Not only has Becker announced at the York County Fair, but he has also done the same in Crete and Geneva, and in 2013 he took his talents to the Nebraska State Fair’s Figure 8 Racing card.

“Back when I started, the Jaycees were the ones who organized and put together the Demolition Derbies and I can’t recall the guy’s name, but he asked if I wanted to announce at the Demolition Derby and I thought I’d give a try,” Becker said.

“Back in the 80s and 90s there was no Figure Eight racing. The demolition derbies have kind of went by the wayside, just because in figure eight the goal is not to bang up into each other. There just are not that many old cars out there anymore, so the drivers are trying to keep their cars working for as long as they can.”

Becker worked for several years at the York Country Club and now works at KAWL. He has also tried out his skills as a driver.

“I drove the KAWL Crusher car at Aurora one year and it was my first and my last time,” Becker said.

“We had the little red antenna on top of the car representing the radio station and the biggest problem we had was the car kept stalling. We weren’t smart enough to have the push button start installed, and every time I tried to get the key into the ignition I would get hit and have to start over again. I looked back through the back window and I saw this black station wagon getting ready to hit me. He hit me so hard that I hit my chin on the steering wheel and he jarred me pretty good. I couldn’t move my neck for the next three or four days. That was the end of my driving days.”

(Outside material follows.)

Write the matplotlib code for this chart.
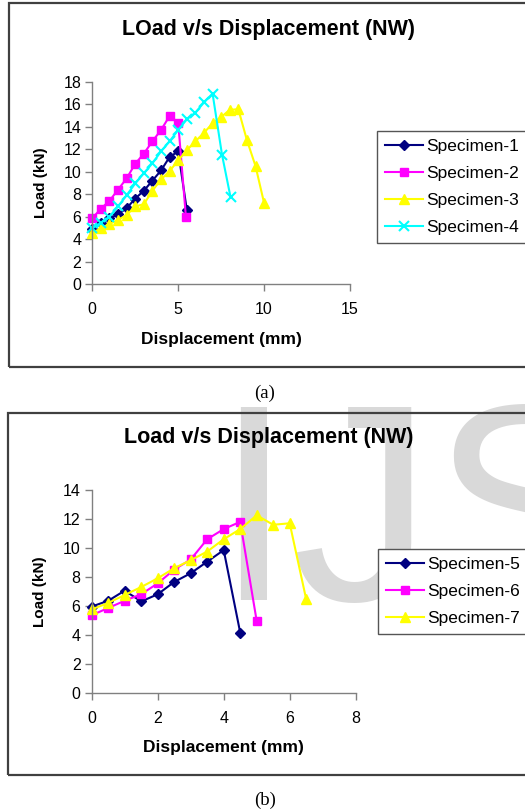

Becker says the area has produced some pretty darn good drivers and races, but the one demolition derby that he recalls took place in Geneva.

“It came down to the Turner brothers, one’s name was Chad and the other name escapes me right now,” he said.

“They were the only two drivers left in the race and they decided to settle it by lining up, one at each end, and just going full speed into each other. It was like the shootout at the OK Corral. Those boys revved up their engines and hit each other so hard.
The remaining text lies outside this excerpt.